# tall fitness pros?



## nikegurl (Jul 19, 2002)

the thread on jenny worth got me thinking....it seems that a lot of the pro fitness women are very tiny (height).  jenny is 5'1" or 5'2".  i'm pretty sure that kelly ryan and susie curry (currie?) are also very petite.

does anyone know of any fitness women (ones we've likely heard of) who are 5'7" or taller?


----------



## Arnold (Jul 19, 2002)

can't think of any.


----------



## ALBOB (Jul 19, 2002)

I'm not going to bet money on this because I'm not even 100% sure she was a Fitness competitor but, wasn't Shelly Beatty in the 5'10" or 5'11" range?


----------



## nikegurl (Jul 19, 2002)

i think she did make the switch from bodybuilding to fitness and she's tall.  

so far i've come up with timea majorova (but maybe she's only 5'6"?), carol semple-marzetts (where'd she go?) and theresa hessler.  hmmmm......i think sharon bruneau was tall and i heard she switched to fitness but never see anything about here anymore either.  (i'm dating myself!)


----------



## ALBOB (Jul 19, 2002)

> _*Originally posted by nikegurl *_ (i'm dating myself!)



I remember everyone of those ladies so don't start talking about being old or I'll get depressed.


----------



## w8lifter (Jul 19, 2002)

Timea Majorova is 5'7" I think.


----------



## Dr.
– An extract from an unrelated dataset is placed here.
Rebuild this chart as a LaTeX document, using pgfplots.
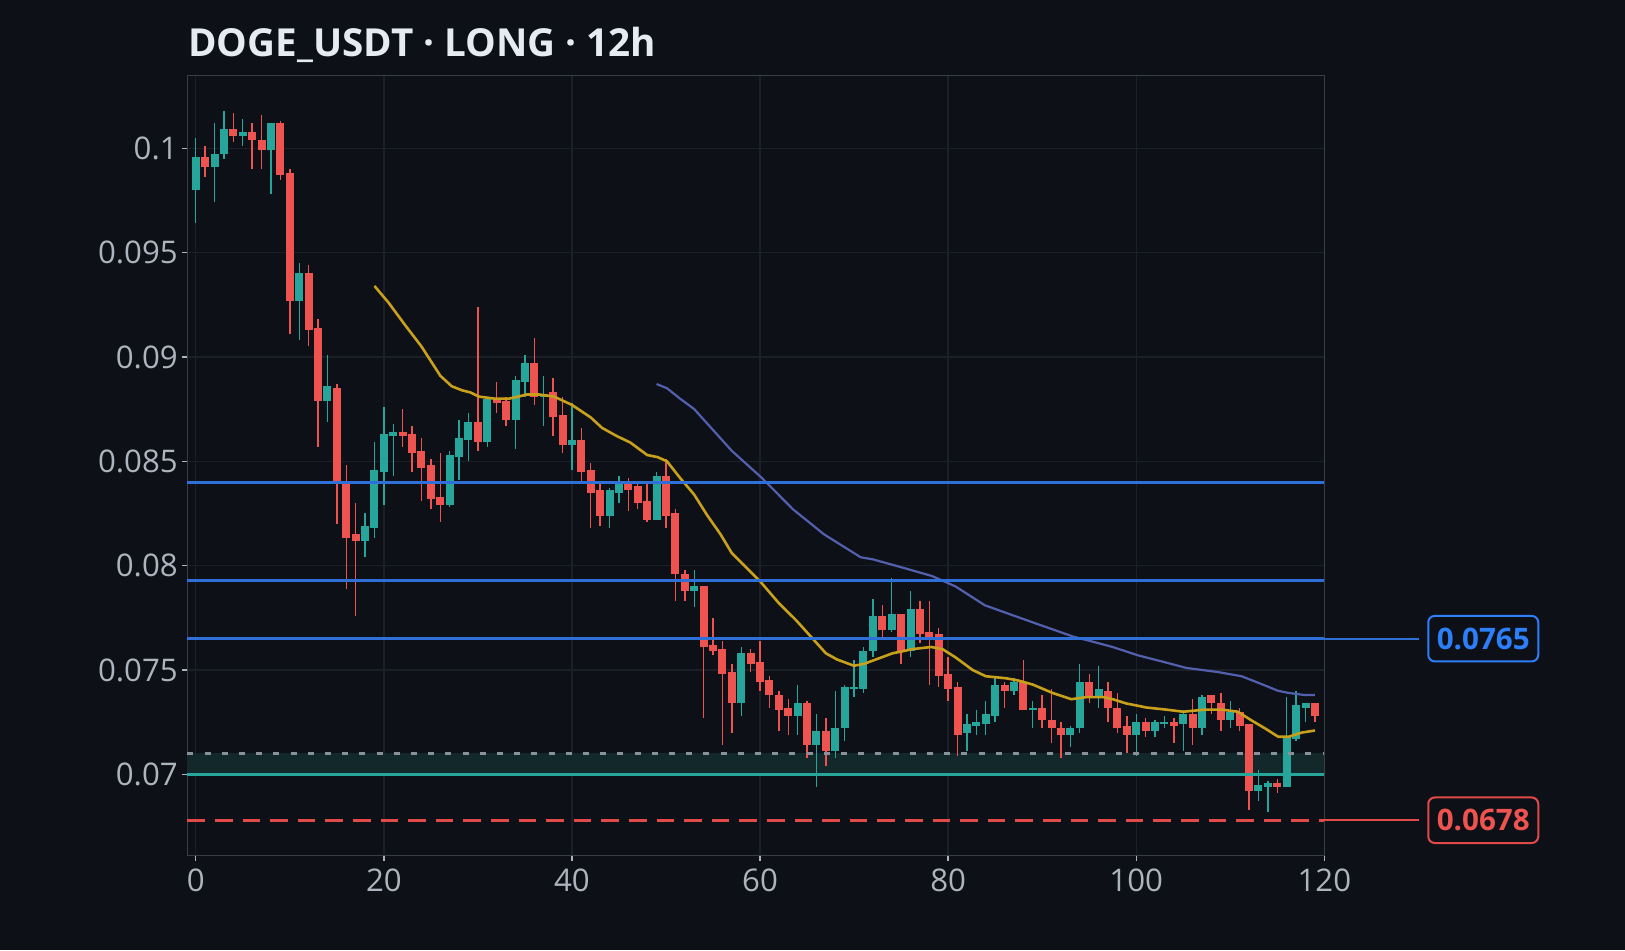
\documentclass[border=0pt]{standalone}
\usepackage{fontspec}
\setmainfont{Open Sans}
\usepackage{pgfplots}
\usepackage{pgfplotstable}
\pgfplotsset{compat=1.18}

\definecolor{bg}{HTML}{0D1017}
\definecolor{gridc}{HTML}{1B1F27}
\definecolor{frame}{HTML}{393D46}
\definecolor{tlab}{HTML}{AEB4BE}
\definecolor{titlec}{HTML}{E6EBF3}
\definecolor{upc}{HTML}{26A69A}
\definecolor{downc}{HTML}{EF5350}
\definecolor{ma20}{HTML}{C9A01C}
\definecolor{ma50}{HTML}{5260AE}
\definecolor{lvl}{HTML}{2E6FD8}
\definecolor{lblue}{HTML}{2D7FF9}
\definecolor{dotc}{HTML}{8A9099}
\definecolor{bandc}{HTML}{12282A}
\definecolor{stopc}{HTML}{E04A48}

% candles: index, open, high, low, close
\pgfplotstableread{
x o h l c
0 0.0980 0.1005 0.0964 0.0996
1 0.0996 0.1001 0.0986 0.0991
2 0.0991 0.1012 0.0974 0.0997
3 0.0997 0.1018 0.0995 0.1009
4 0.1009 0.1017 0.1003 0.1006
5 0.1006 0.1014 0.1001 0.1008
6 0.1008 0.1012 0.0990 0.1004
7 0.1004 0.1016 0.0990 0.0999
8 0.0999 0.1012 0.0978 0.1012
9 0.1012 0.1013 0.0985 0.0987
10 0.0988 0.0990 0.0911 0.0927
11 0.0927 0.0945 0.0908 0.0940
12 0.0940 0.0944 0.0905 0.0913
13 0.0914 0.0918 0.0857 0.0879
14 0.0879 0.0901 0.0869 0.0886
15 0.0885 0.0887 0.0820 0.0840
16 0.0840 0.0848 0.0789 0.0813
17 0.0815 0.0830 0.0776 0.0812
18 0.0812 0.0825 0.0804 0.0819
19 0.0818 0.0859 0.0813 0.0846
20 0.0845 0.0876 0.0829 0.0863
21 0.0862 0.0868 0.0843 0.0864
22 0.0864 0.0875 0.0857 0.0862
23 0.0863 0.0867 0.0845 0.0854
24 0.0855 0.0861 0.0831 0.0847
25 0.0848 0.0851 0.0827 0.0832
26 0.0833 0.0854 0.0821 0.0829
27 0.0829 0.0855 0.0828 0.0853
28 0.0852 0.0870 0.0841 0.0861
29 0.0860 0.0873 0.0850 0.0869
30 0.0869 0.0924 0.0855 0.0859
31 0.0859 0.0881 0.0857 0.0880
32 0.0880 0.0888 0.0873 0.0878
33 0.0879 0.0881 0.0867 0.0870
34 0.0870 0.0891 0.0856 0.0889
35 0.0888 0.0901 0.0881 0.0897
36 0.0897 0.0909 0.0877 0.0881
37 0.0881 0.0891 0.0867 0.0882
38 0.0883 0.0890 0.0862 0.0871
39 0.0872 0.0881 0.0854 0.0858
40 0.0858 0.0878 0.0846 0.0860
41 0.0860 0.0866 0.0839 0.0845
42 0.0846 0.0849 0.0818 0.0835
43 0.0836 0.0840 0.0819 0.0824
44 0.0824 0.0837 0.0818 0.0836
45 0.0835 0.0843 0.0830 0.0839
46 0.0839 0.0842 0.0826 0.0836
47 0.0838 0.0839 0.0827 0.0830
48 0.0831 0.0839 0.0821 0.0822
49 0.0822 0.0845 0.0822 0.0843
50 0.0843 0.0851 0.0818 0.0824
51 0.0825 0.0827 0.0783 0.0796
52 0.0796 0.0798 0.0783 0.0788
53 0.0788 0.0798 0.0780 0.0790
54 0.0790 0.0790 0.0727 0.0761
55 0.0762 0.0775 0.0757 0.0759
56 0.0760 0.0764 0.0714 0.0748
57 0.0749 0.0753 0.0720 0.0734
58 0.0734 0.0761 0.0728 0.0758
59 0.0758 0.0760 0.0749 0.0753
60 0.0754 0.0764 0.0740 0.0744
61 0.0745 0.0747 0.0732 0.0738
62 0.0738 0.0740 0.0721 0.0731
63 0.0732 0.0736 0.0719 0.0728
64 0.0728 0.0743 0.0719 0.0734
65 0.0734 0.0735 0.0708 0.0714
66 0.0714 0.0729 0.0694 0.0721
67 0.0721 0.0727 0.0704 0.0711
68 0.0711 0.0740 0.0708 0.0722
69 0.0722 0.0743 0.0716 0.0742
70 0.0741 0.0755 0.0737 0.0742
71 0.0741 0.0761 0.0739 0.0759
72 0.0759 0.0784 0.0756 0.0776
73 0.0776 0.0781 0.0766 0.0769
74 0.0769 0.0794 0.0768 0.0777
75 0.0777 0.0777 0.0753 0.0759
76 0.0759 0.0788 0.0756 0.0779
77 0.0779 0.0783 0.0763 0.0767
78 0.0768 0.0783 0.0743 0.0766
79 0.0767 0.0770 0.0742 0.0747
80 0.0748 0.0756 0.0735 0.0741
81 0.0742 0.0744 0.0709 0.0719
82 0.0720 0.0729 0.0711 0.0724
83 0.0723 0.0731 0.0719 0.0725
84 0.0724 0.0735 0.0719 0.0729
85 0.0728 0.0746 0.0725 0.0743
86 0.0743 0.0744 0.0732 0.0740
87 0.0740 0.0746 0.0738 0.0744
88 0.0744 0.0755 0.0731 0.0731
89 0.0731 0.0735 0.0722 0.0732
90 0.0732 0.0738 0.0722 0.0726
91 0.0726 0.0741 0.0715 0.0722
92 0.0722 0.0725 0.0708 0.0719
93 0.0719 0.0723 0.0713 0.0722
94 0.0722 0.0753 0.0720 0.0744
95 0.0744 0.0748 0.0734 0.0737
96 0.0737 0.0752 0.0732 0.0741
97 0.0740 0.0744 0.0725 0.0732
98 0.0732 0.0739 0.0720 0.0722
99 0.0723 0.0728 0.0710 0.0719
100 0.0719 0.0729 0.0709 0.0725
101 0.0725 0.0727 0.0718 0.0721
102 0.0721 0.0726 0.0718 0.0725
103 0.0724 0.0728 0.0722 0.0725
104 0.0725 0.0727 0.0715 0.0723
105 0.0724 0.0731 0.0711 0.0729
106 0.0729 0.0736 0.0714 0.0722
107 0.0722 0.0738 0.0719 0.0737
108 0.0738 0.0738 0.0729 0.0734
109 0.0734 0.0739 0.0721 0.0726
110 0.0726 0.0735 0.0722 0.0730
111 0.0730 0.0732 0.0721 0.0723
112 0.0724 0.0724 0.0683 0.0692
113 0.0692 0.0702 0.0687 0.0695
114 0.0694 0.0697 0.0682 0.0696
115 0.0696 0.0698 0.0691 0.0694
116 0.0694 0.0737 0.0694 0.0718
117 0.0717 0.0740 0.0716 0.0733
118 0.0732 0.0734 0.0725 0.0734
119 0.0734 0.0734 0.0725 0.0728
}\ohlc

\begin{document}
\begin{tikzpicture}
\fill[bg] (0,0) rectangle (812.5pt,475pt);
\useasboundingbox (0,0) rectangle (812.5pt,475pt);
\node[anchor=base west, inner sep=0pt, text=titlec,
      font=\fontsize{19.3}{23}\selectfont\bfseries] at (94pt,446.5pt)
      {DOGE\_USDT · LONG · 12h};
\begin{axis}[
    at={(93.65pt,47.25pt)}, anchor=south west,
    scale only axis, width=568.5pt, height=389.95pt,
    xmin=-0.9, xmax=120, ymin=0.06611, ymax=0.10348,
    clip=false,
    axis line style={draw=frame, line width=0.7pt},
    grid=major, major grid style={draw=gridc, line width=0.7pt},
    tick pos=left, tick align=outside, major tick length=2.6pt,
    tick style={draw=tlab, line width=0.7pt},
    xtick={0,20,40,60,80,100,120},
    xticklabels={0,20,40,60,80,100,120},
    ytick={0.07,0.075,0.08,0.085,0.09,0.095,0.1},
    yticklabels={0.07,0.075,0.08,0.085,0.09,0.095,0.1},
    ticklabel style={font=\fontsize{15.6}{18}\selectfont, text=tlab},
    yticklabel style={inner sep=0pt, xshift=-2pt},
    xticklabel style={inner sep=0pt, yshift=-4pt},
]
% support band
\addplot[fill=bandc, draw=none, forget plot] coordinates
    {(-0.9,0.070) (120,0.070) (120,0.071) (-0.9,0.071)} -- cycle;

% candles
\pgfplotstablegetrowsof{\ohlc}
\pgfmathtruncatemacro{\nrows}{\pgfplotsretval-1}
\pgfplotsforeachungrouped \i in {0,...,\nrows}{%
    \pgfplotstablegetelem{\i}{x}\of\ohlc \let\cx\pgfplotsretval
    \pgfplotstablegetelem{\i}{o}\of\ohlc \let\co\pgfplotsretval
    \pgfplotstablegetelem{\i}{h}\of\ohlc \let\ch\pgfplotsretval
    \pgfplotstablegetelem{\i}{l}\of\ohlc \let\cl\pgfplotsretval
    \pgfplotstablegetelem{\i}{c}\of\ohlc \let\cc\pgfplotsretval
    \ifdim\cc pt<\co pt \def\col{downc}\else\def\col{upc}\fi
    \edef\tmp{%
        \noexpand\addplot[draw=\col, line width=0.7pt, mark=none, forget plot]
            coordinates {(\cx,\cl) (\cx,\ch)};
        \noexpand\addplot[draw=\col, line width=4pt, mark=none, forget plot]
            coordinates {(\cx,\co) (\cx,\cc)};
    }\tmp
}

% moving averages
\addplot[ma20, line width=1.3pt, mark=none] coordinates {
(19,0.0934) (20.5,0.0926) (22.3,0.0915) (24,0.0905) (26,0.0891) (27.2,0.0886)
(28.3,0.0884) (29.2,0.0883) (30.1,0.0881) (31.8,0.0880) (33.3,0.0880) (34.3,0.0881)
(35.2,0.0882) (36.5,0.0882) (38.1,0.0881) (40,0.0877) (42,0.0871) (43.2,0.0866)
(44.8,0.0862) (46.2,0.0859) (48,0.0853) (49.1,0.0852) (50.1,0.0850) (51.5,0.0842)
(53,0.0834) (54.4,0.0824) (55.8,0.0815) (57,0.0806) (57.9,0.0802) (60.1,0.0792)
(62,0.0782) (63.8,0.0774) (65.6,0.0765) (67,0.0758) (68.2,0.0755) (70,0.0752)
(71.1,0.0753) (72.3,0.0755) (74.1,0.0758) (75.2,0.0759) (76.2,0.0760) (78.2,0.0761)
(79.4,0.0760) (80.8,0.0756) (82.6,0.0750) (84,0.0747) (86.2,0.0746) (87.4,0.0745)
(89,0.0743) (91.1,0.0739) (93.1,0.0736) (94.7,0.0737) (96.5,0.0737) (97.5,0.0736)
(98.9,0.0734) (101.1,0.0732) (103.2,0.0731) (105,0.0730) (107.3,0.0731) (109.1,0.0731)
(110.8,0.0730) (112.2,0.0726) (113.7,0.0722) (115.1,0.0718) (116.2,0.0718) (117.6,0.0720)
(119,0.0721)
};
\addplot[ma50, line width=1.1pt, mark=none] coordinates {
(49,0.0887) (50.1,0.0885) (51.5,0.0880) (53,0.0875) (54.4,0.0868) (56,0.0860)
(57,0.0855) (60.2,0.0842) (63.5,0.0827) (66.8,0.0815) (70.7,0.0804) (72,0.0803)
(75.2,0.0799) (78.3,0.0795) (80.8,0.0790) (83.9,0.0781) (89.5,0.0772) (93.3,0.0766)
(95,0.0764) (97.5,0.0761) (100.2,0.0757) (102.8,0.0754) (105.3,0.0751) (108.7,0.0749)
(111.2,0.0747) (112.9,0.0744) (115.1,0.0740) (116.2,0.0739) (117.9,0.0738) (119,0.0738)
};

% level lines
\addplot[lvl, line width=1.5pt, mark=none] coordinates {(-0.9,0.0840) (120,0.0840)};
\addplot[lvl, line width=1.5pt, mark=none] coordinates {(-0.9,0.0793) (120,0.0793)};
\addplot[lvl, line width=1.5pt, mark=none] coordinates {(-0.9,0.0765) (120,0.0765)};
\addplot[dotc, line width=1.5pt, mark=none, dash pattern=on 3pt off 5.6pt]
    coordinates {(-0.9,0.071) (120,0.071)};
\addplot[upc, line width=1.5pt, mark=none] coordinates {(-0.9,0.070) (120,0.070)};
\addplot[stopc, line width=1.6pt, mark=none, dash pattern=on 8.8pt off 5pt]
    coordinates {(-0.9,0.0678) (120,0.0678)};

% price tags on the right
\draw[lvl, line width=1pt] (axis cs:120,0.0765) -- (axis cs:130.1,0.0765);
\draw[stopc, line width=1pt] (axis cs:120,0.0678) -- (axis cs:130.1,0.0678);
\node[draw=lblue, line width=1pt, rounded corners=3.3pt, fill=bg,
      minimum width=55pt, minimum height=22.8pt, inner sep=0pt, text=lblue,
      font=\fontsize{14.8}{17}\selectfont\bfseries] at (axis cs:136.9,0.0765) {0.0765};
\node[draw=stopc, line width=1pt, rounded corners=3.3pt, fill=bg,
      minimum width=55pt, minimum height=22.8pt, inner sep=0pt, text=downc,
      font=\fontsize{14.8}{17}\selectfont\bfseries] at (axis cs:136.9,0.0678) {0.0678};
\end{axis}
\end{tikzpicture}
\end{document}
Pain (Jul 19, 2002)

Nicloe Bass is like 6 feet tall, and I personally was looking up to Rachel Moore....didn't check the heel length! 


DP


----------



## nikegurl (Jul 19, 2002)

oh, forget another "old timer"  sherlyn godreau - i think she's tall.


----------



## ALBOB (Jul 19, 2002)

> _*Originally posted by Dr. Pain *_
> Nicloe Bass is like 6 feet tall



Nicole Bass???  A FITNESS PRO???  You're kidding, right?  Yeeeee Gawd, I'd love to have seen her do an aerobics routine.


----------



## nikki (Jul 19, 2002)

I believe Timea is 5'7......and Stacy Simmons looked even taller in person than Timea did.......Beth Horn is pretty tall also.


----------



## Mudge (Jul 19, 2002)

> _*Originally posted by Dr. Pain *_
> Nicloe Bass is like 6 feet tall
> 
> 
> DP



uhh, I like the fitness chix better, sorry


----------



## J'Bo (Jul 20, 2002)

Yes Timea is 5'7 and so is Kary Odiatu, but most of the other girls are all under 5'6.


----------



## danilee (Jul 20, 2002)

Debbie Kruck and Marla Duncan...5f6  Laura mak is a tall one too. Lena Johanessen. Stacy simons, and Lisa lowe...5f6 for lisa, but I know stacy is taller.  Hmmm...Now that I type this, not anyone here except Laura mak and Stacy simons that MIGHT be 5f7


----------



## ponyboy (Jul 22, 2002)

Remember that many fitness athletes get into fitness after competing in things like gymnastics and cheerleading.  This usually means the women will be pretty small in the first place.  

At the Musclemania on the weekend most of the girls were mid 5' range for the most part.  Mindi O'Brien when I spoke with her was looking me in the eye (I'm 5'11'') with heels on, so she's probably about 5'7" or 5'8".


----------



## bigss75 (Jul 22, 2002)

You guys are talking about females but what is the tallest male bodybuilder? I heard it was that Gunter at 6'2.


----------



## Preacher (Jul 23, 2002)

Roland Kickinger walks at 6"5'

The Giant


----------